In v0.3, scope was encoded in word0. It was moved to word1 in v0.4 to free bits for predicate encoding.

  • Two-source operations (iadd r0, r1, r2): needs RS1 (word0) and RS2 (word1).
  • Fused multiply-add (fma r0, r1, r2, r3): needs RS1, RS2, and RS3.
  • Immediate loads (mov_imm r0, 0x3F800000): the 32-bit immediate occupies the entire word1.
  • Scoped atomics (device_atomic_add r0, r1, r2, workgroup): scope in word1 bits [1:0].
  • Atomic compare-and-swap: needs address, expected, desired, and result registers.

Compiled WAVE programs are distributed as .wbin (WAVE Binary) files. The container is designed for direct memory-mapping without parsing overhead.

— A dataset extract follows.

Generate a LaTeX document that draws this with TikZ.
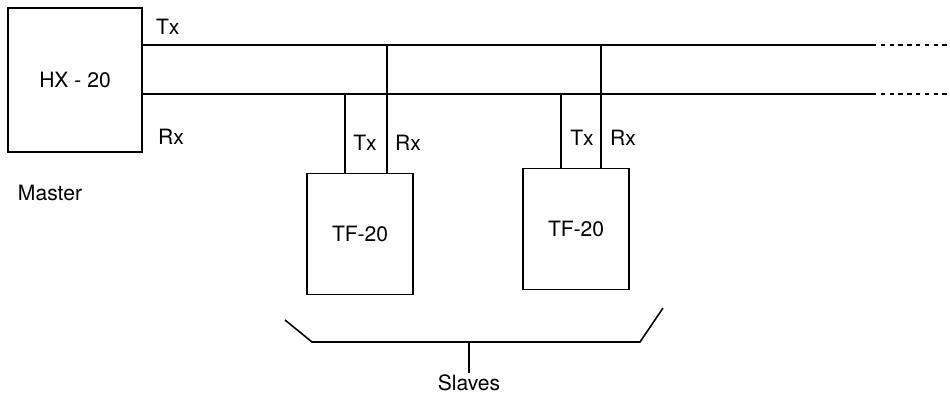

OffsetSizeFieldDescription
04magicASCII "WAVE" (0x57415645)
44versionContainer format version
84code_offsetByte offset to code section
124code_sizeSize of code section in bytes
164symbol_offsetByte offset to symbol table
204symbol_sizeSize of symbol table in bytes
244metadata_offsetByte offset to metadata section
284metadata_sizeSize of metadata section in bytes

Each kernel entry in the metadata section describes the resource requirements that a backend needs for dispatch:

FieldPurpose
nameKernel identifier (null-terminated UTF-8)
register_countNumber of registers used per thread
local_mem_sizeBytes of local (workgroup-shared) memory required
workgroup_size_xWorkgroup dimension X
workgroup_size_yWorkgroup dimension Y
workgroup_size_zWorkgroup dimension Z
code_offsetByte offset of this kernel’s code within the code section
code_sizeSize of this kernel’s code in bytes

The WBIN format is intentionally minimal. It carries exactly the information a backend runtime needs to allocate resources and dispatch kernels. There is no debug info, no relocations, and no linking metadata in the base format --- these are relegated to optional extension sections identified by the metadata table. This keeps the critical path (load, allocate, dispatch) as fast as possible.